• GIVEN PROBLEM:
Can you set down, exactly as they appear below, the lines from the opening of the material through the one bearing "import matplotlib.pyplot as plt", minus the pictures?

• ENTRIES SUPPLIED:
──────────

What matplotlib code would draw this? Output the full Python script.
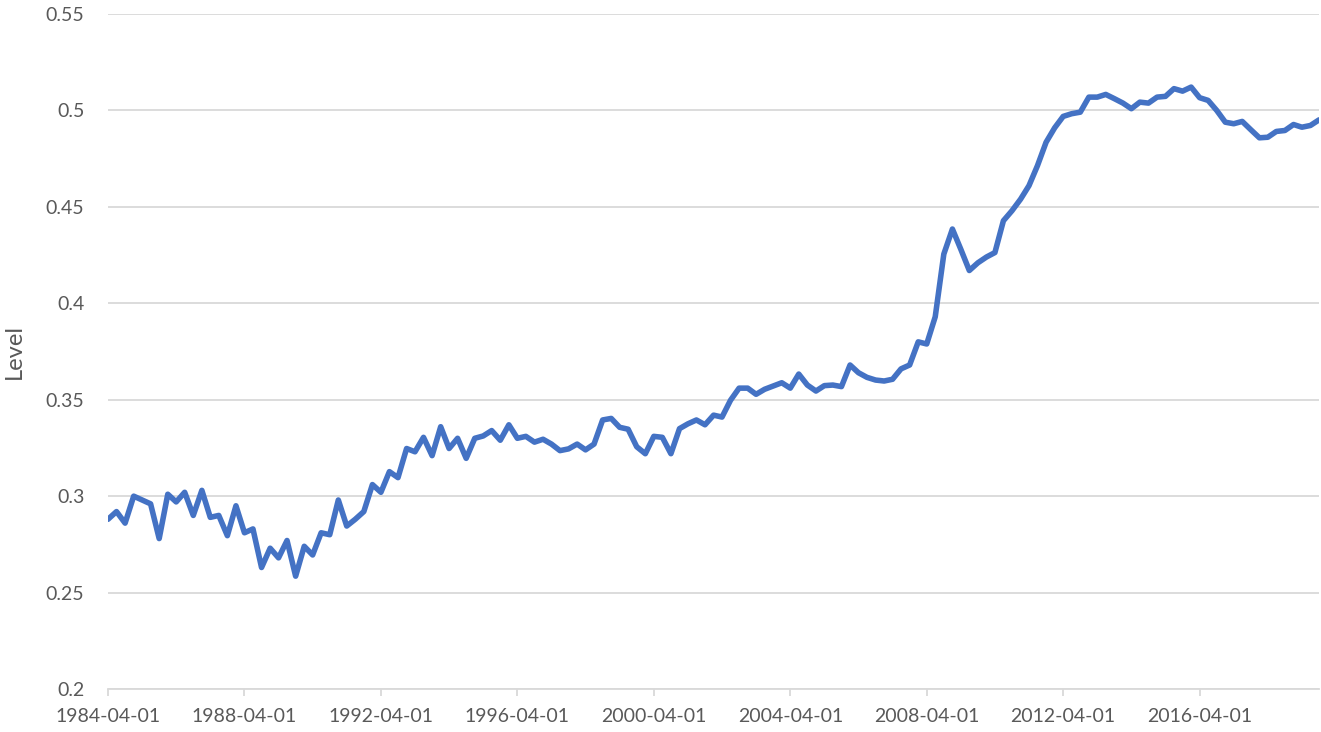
import pandas as pd
import matplotlib
matplotlib.use("Agg")
import matplotlib.pyplot as plt

# Quarterly observations, 1984-04-01 .. 2019-10-01
start_date = "1984-04-01"
level = [
    0.288, 0.292, 0.286, 0.300, 0.298, 0.296, 0.278, 0.301, 0.297, 0.302,
    0.290, 0.303, 0.289, 0.290, 0.2795, 0.295, 0.281, 0.283, 0.263, 0.273,
    0.268, 0.277, 0.2585, 0.274, 0.2695, 0.281, 0.280, 0.298, 0.2845, 0.288,
    0.292, 0.306, 0.302, 0.3127, 0.3096, 0.3247, 0.323, 0.3305, 0.321, 0.336,
    0.3247, 0.330, 0.3196, 0.330, 0.3312, 0.334, 0.329, 0.337, 0.330, 0.331,
    0.328, 0.3295, 0.327, 0.3236, 0.3245, 0.327, 0.324, 0.327, 0.3395, 0.3403,
    0.3357, 0.3347, 0.3256, 0.322, 0.331, 0.3305, 0.322, 0.335, 0.3375, 0.3395,
    0.337, 0.342, 0.341, 0.3497, 0.356, 0.356, 0.3528, 0.3554, 0.3571, 0.3588,
    0.356, 0.3633, 0.3576, 0.3545, 0.3573, 0.3576, 0.3568, 0.368, 0.364, 0.3616,
    0.3602, 0.3597, 0.3606, 0.366, 0.368, 0.380, 0.3789, 0.393, 0.4255, 0.4385,
    0.428, 0.417, 0.421, 0.424, 0.4263, 0.4428, 0.448, 0.454, 0.461, 0.4714,
    0.4835, 0.491, 0.4969, 0.4983, 0.4991, 0.5069, 0.5069, 0.5083, 0.5061, 0.5038,
    0.5009, 0.5043, 0.5038, 0.5069, 0.5073, 0.5113, 0.510, 0.5121, 0.5066, 0.5052,
    0.500, 0.4939, 0.4931, 0.4943, 0.490, 0.4858, 0.4861, 0.4891, 0.4896, 0.4927,
    0.4913, 0.4922, 0.4951,
]
y_ticks = [0.2, 0.25, 0.3, 0.35, 0.4, 0.45, 0.5, 0.55]
y_tick_labels = ["0.2", "0.25", "0.3", "0.35", "0.4", "0.45", "0.5", "0.55"]
x_tick_labels = ["1984-04-01", "1988-04-01", "1992-04-01", "1996-04-01",
                 "2000-04-01", "2004-04-01", "2008-04-01", "2012-04-01",
                 "2016-04-01"]

dates = pd.date_range(start_date, periods=len(level), freq="QS-JAN")

plt.rcParams["font.family"] = ["Lato", "DejaVu Sans"]

fig = plt.figure(figsize=(13.21, 7.32), dpi=100)
ax = fig.add_axes([108 / 1321, 1 - 689 / 732, (1319 - 108) / 1321, (689 - 14) / 732])

ax.plot(dates, level, color="#4472C4", linewidth=4.0, solid_joinstyle="round",
        solid_capstyle="round", zorder=3)

ax.set_xlim(dates[0], dates[-1])
ax.set_ylim(0.2, 0.55)

ax.set_yticks(y_ticks)
ax.set_yticklabels(y_tick_labels)
xt = pd.to_datetime(x_tick_labels)
ax.set_xticks(xt)
ax.set_xticklabels(x_tick_labels)

ax.grid(axis="y", color="#D9D9D9", linewidth=1.3)
ax.set_axisbelow(True)

for side in ["left", "right", "top"]:
    ax.spines[side].set_visible(False)
ax.spines["bottom"].set_color("#D9D9D9")
ax.spines["bottom"].set_linewidth(1.3)

ax.tick_params(axis="y", length=0, pad=17, labelsize=14, labelcolor="#595959")
ax.tick_params(axis="x", length=5, width=1.3, color="#D9D9D9", pad=9,
               labelsize=14, labelcolor="#595959")

# axis title sits near the left edge of the figure
ax.set_ylabel("Level", fontsize=17, color="#595959")
ax.yaxis.set_label_coords((25 - 108) / 1211, 0.5)

fig.savefig("out.png", dpi=100)
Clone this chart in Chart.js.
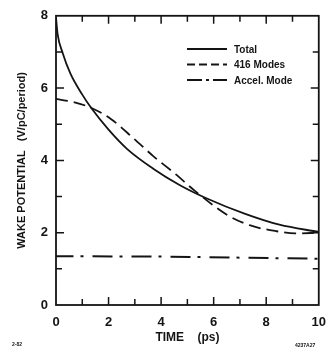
<!DOCTYPE html>
<html lang="en">
<head>
<meta charset="UTF-8">
<title>Wake potential</title>
<script src="https://cdn.jsdelivr.net/npm/chart.js"></script>
<style>
  html, body { margin: 0; padding: 0; background: #fff; }
  canvas { display: block; }
</style>
</head>
<body>
<canvas id="wake" width="336" height="355"></canvas>
<script>
// time (ps) / wake potential (V/pC/period)
const totalTime = [0, 0.06, 0.25, 0.55, 1.0, 1.35, 2.0, 2.7, 3.7, 4.7, 5.7, 7.2, 8.5, 10.0];
const totalWake = [7.95, 7.5, 6.98, 6.4, 5.82, 5.44, 4.85, 4.32, 3.77, 3.32, 2.96, 2.52, 2.22, 2.02];

const modesTime = [0, 0.74, 1.35, 2.1, 2.95, 3.7, 4.55, 5.3, 6.54, 7.4, 8.4, 9.1, 10.0];
const modesWake = [5.7, 5.6, 5.45, 5.14, 4.61, 4.12, 3.62, 3.15, 2.48, 2.2, 2.04, 1.98, 2.0];

const accelTime = [0, 4, 10];
const accelWake = [1.35, 1.34, 1.28];

const seriesNames = ['Total', '416 Modes', 'Accel. Mode'];
const xTickLabels = [0, 2, 4, 6, 8, 10];
const yTickLabels = [0, 2, 4, 6, 8];

const ink = '#141414';
const FONT = "'Liberation Sans', Arial, sans-serif";

const toPoints = (xs, ys) => xs.map((x, i) => ({ x: x, y: ys[i] }));

// box around the plot with inward ticks on all four sides
const frameTicks = {
  id: 'frameTicks',
  afterDraw(chart) {
    const { ctx, chartArea: a, scales: { x, y } } = chart;
    ctx.save();
    ctx.strokeStyle = ink;
    ctx.lineWidth = 1.8;
    ctx.strokeRect(a.left, a.top, a.right - a.left, a.bottom - a.top);
    ctx.lineWidth = 1.5;
    ctx.beginPath();
    for (let v = 1; v < 10; v++) {
      const px = x.getPixelForValue(v);
      const len = v % 2 === 0 ? 8 : 6;
      ctx.moveTo(px, a.bottom); ctx.lineTo(px, a.bottom - len);
      ctx.moveTo(px, a.top); ctx.lineTo(px, a.top + len);
    }
    for (let v = 1; v < 8; v++) {
      const py = y.getPixelForValue(v);
      const len = v % 2 === 0 ? 8 : 6;
      ctx.moveTo(a.left, py); ctx.lineTo(a.left + len, py);
      ctx.moveTo(a.right, py); ctx.lineTo(a.right - len, py);
    }
    ctx.stroke();
    ctx.restore();
  }
};

// legend in the upper right of the plot, plus the small figure codes
const innerLegend = {
  id: 'innerLegend',
  afterDraw(chart) {
    const { ctx } = chart;
    ctx.save();
    chart.data.datasets.forEach((ds, i) => {
      const yy = 49 + i * 15.5;
      ctx.strokeStyle = ds.borderColor;
      ctx.lineWidth = ds.borderWidth;
      ctx.setLineDash(i === 1 ? [8, 4] : i === 2 ? [15, 4, 3, 4] : []);
      ctx.beginPath();
      ctx.moveTo(187, yy);
      ctx.lineTo(227, yy);
      ctx.stroke();
      ctx.setLineDash([]);
      ctx.fillStyle = ink;
      ctx.font = 'bold 10px ' + FONT;
      ctx.textBaseline = 'middle';
      ctx.fillText(ds.label, 234, yy + 1);
    });
    ctx.font = 'bold 5px ' + FONT;
    ctx.fillText('2-82', 12, 345);
    ctx.fillText('4237A27', 295, 346);
    ctx.restore();
  }
};

new Chart(document.getElementById('wake'), {
  type: 'line',
  data: {
    datasets: [
      {
        label: seriesNames[0],
        data: toPoints(totalTime, totalWake),
        borderColor: ink,
        borderWidth: 1.8,
        pointRadius: 0,
        cubicInterpolationMode: 'monotone'
      },
      {
        label: seriesNames[1],
        data: toPoints(modesTime, modesWake),
        borderColor: ink,
        borderWidth: 1.8,
        borderDash: [12, 6],
        pointRadius: 0,
        cubicInterpolationMode: 'monotone'
      },
      {
        label: seriesNames[2],
        data: toPoints(accelTime, accelWake),
        borderColor: ink,
        borderWidth: 2,
        borderDash: [20, 7, 3, 9],
        borderDashOffset: 2.5,
        pointRadius: 0
      }
    ]
  },
  options: {
    responsive: false,
    animation: false,
    devicePixelRatio: 1,
    layout: { padding: { top: 5, right: 9, left: 0, bottom: 0 } },
    plugins: { legend: { display: false }, tooltip: { enabled: false } },
    scales: {
      x: {
        type: 'linear',
        min: 0,
        max: 10,
        afterFit(s) { s.height = 50; },
        grid: { display: false, drawTicks: false },
        border: { display: false },
        ticks: {
          stepSize: 1,
          padding: 10,
          maxRotation: 0,
          color: ink,
          font: { family: FONT, size: 13, weight: 'bold' },
          callback: v => xTickLabels.includes(v) ? String(v) : ''
        },
        title: {
          display: true,
          text: 'TIME    (ps)',
          color: ink,
          font: { family: FONT, size: 12, weight: 'bold' },
          padding: { top: 0, bottom: 10 }
        }
      },
      y: {
        type: 'linear',
        min: 0,
        max: 8,
        afterFit(s) { s.width = 56; },
        grid: { display: false, drawTicks: false },
        border: { display: false },
        ticks: {
          stepSize: 1,
          padding: 8,
          color: ink,
          font: { family: FONT, size: 13, weight: 'bold' },
          callback: v => yTickLabels.includes(v) ? String(v) : ''
        },
        title: {
          display: true,
          text: 'WAKE POTENTIAL   (V/pC/period)',
          color: ink,
          font: { family: FONT, size: 11, weight: 'bold' },
          padding: { top: 15, bottom: 0 }
        }
      }
    }
  },
  plugins: [frameTicks, innerLegend]
});
</script>
</body>
</html>
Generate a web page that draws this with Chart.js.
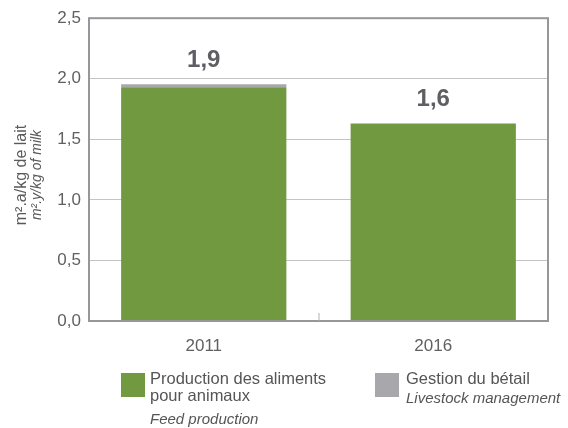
<!DOCTYPE html>
<html>
<head>
<meta charset="utf-8">
<script src="https://cdn.jsdelivr.net/npm/chart.js@4.4.1/dist/chart.umd.min.js"></script>
<style>
  html, body { margin: 0; padding: 0; background: #fff; }
  #wrap { position: relative; width: 568px; height: 428px; }
</style>
</head>
<body>
<div id="wrap"><canvas id="chart" width="568" height="428"></canvas></div>
<script>
// Data
const years = ['2011', '2016'];
const feedValues = [1.93, 1.63];
const livestockValues = [0.025, 0];
const totalLabels = ['1,9', '1,6'];
const yTicks = [0, 0.5, 1, 1.5, 2, 2.5];

const GREEN = '#719a40';
const GREY = '#a8a8ac';
const AXIS = '#96969b';
const FONT = '"Liberation Sans", Arial, sans-serif';

// Box round the plot area, small middle tick, value labels, axis title, legend
const decorPlugin = {
    id: 'decor',
    afterDatasetsDraw(chart) {
        const { ctx, chartArea: a, scales: { x, y } } = chart;
        ctx.save();
        // value labels above stacked bars
        ctx.font = 'bold 24px ' + FONT;
        ctx.fillStyle = '#5f5f63';
        ctx.textAlign = 'center';
        ctx.textBaseline = 'middle';
        years.forEach((yr, i) => {
            const top = y.getPixelForValue(feedValues[i] + livestockValues[i]);
            ctx.fillText(totalLabels[i], x.getPixelForValue(i), top - 24);
        });
        // frame
        ctx.strokeStyle = AXIS;
        ctx.lineWidth = 2;
        ctx.strokeRect(a.left, a.top, a.right - a.left, a.bottom - a.top);
        // small tick between the categories
        const mid = (x.getPixelForValue(0) + x.getPixelForValue(1)) / 2;
        ctx.lineWidth = 1;
        ctx.strokeStyle = '#b0b0b0';
        ctx.beginPath();
        ctx.moveTo(mid + 0.5, a.bottom - 8);
        ctx.lineTo(mid + 0.5, a.bottom);
        ctx.stroke();
        ctx.restore();
    },
    afterDraw(chart) {
        const { ctx } = chart;
        ctx.save();
        // rotated y axis title, two lines
        ctx.translate(22, 175);
        ctx.rotate(-Math.PI / 2);
        ctx.textAlign = 'center';
        ctx.textBaseline = 'middle';
        ctx.fillStyle = '#5a5a5a';
        ctx.font = '16px ' + FONT;
        ctx.fillText('m².a/kg de lait', 0, 0);
        ctx.font = 'italic 14px ' + FONT;
        ctx.fillText('m².y/kg of milk', 0, 15);
        ctx.restore();

        // legend
        ctx.save();
        ctx.textAlign = 'left';
        ctx.textBaseline = 'top';
        ctx.fillStyle = GREEN;
        ctx.fillRect(121, 373, 24, 24);
        ctx.fillStyle = GREY;
        ctx.fillRect(375, 373, 24, 24);
        ctx.fillStyle = '#555';
        ctx.font = '16.5px ' + FONT;
        ctx.fillText('Production des aliments', 150, 371);
        ctx.fillText('pour animaux', 150, 388);
        ctx.fillText('Gestion du bétail', 406, 371);
        ctx.font = 'italic 15px ' + FONT;
        ctx.fillText('Feed production', 150, 412);
        ctx.fillText('Livestock management', 406, 391);
        ctx.restore();
    }
};

new Chart(document.getElementById('chart').getContext('2d'), {
    type: 'bar',
    data: {
        labels: years,
        datasets: [
            { label: 'Production des aliments pour animaux', data: feedValues, backgroundColor: GREEN },
            { label: 'Gestion du bétail', data: livestockValues, backgroundColor: GREY }
        ]
    },
    options: {
        responsive: false,
        animation: false,
        layout: { padding: { top: 18, right: 20, left: 0, bottom: 62 } },
        datasets: { bar: { barPercentage: 0.72, categoryPercentage: 1 } },
        plugins: { legend: { display: false }, tooltip: { enabled: false } },
        scales: {
            x: {
                stacked: true,
                grid: { display: false },
                border: { display: false },
                ticks: { color: '#606060', font: { family: FONT, size: 17 }, padding: 7 },
                afterFit: s => { s.height = 45; }
            },
            y: {
                stacked: true,
                min: 0,
                max: 2.5,
                afterBuildTicks: s => { s.ticks = yTicks.map(v => ({ value: v })); },
                grid: { color: '#c4c4c4', lineWidth: 1, drawTicks: false },
                border: { display: false },
                ticks: {
                    color: '#606060',
                    font: { family: FONT, size: 17 },
                    padding: 8,
                    callback: v => v.toFixed(1).replace('.', ',')
                },
                afterFit: s => { s.width = 89; }
            }
        }
    },
    plugins: [decorPlugin]
});
</script>
</body>
</html>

──────────

• SOLUTION BELOW:
What matplotlib code would draw this? Output the full Python script.
import pandas as pd
import matplotlib
matplotlib.use("Agg")
import matplotlib.pyplot as plt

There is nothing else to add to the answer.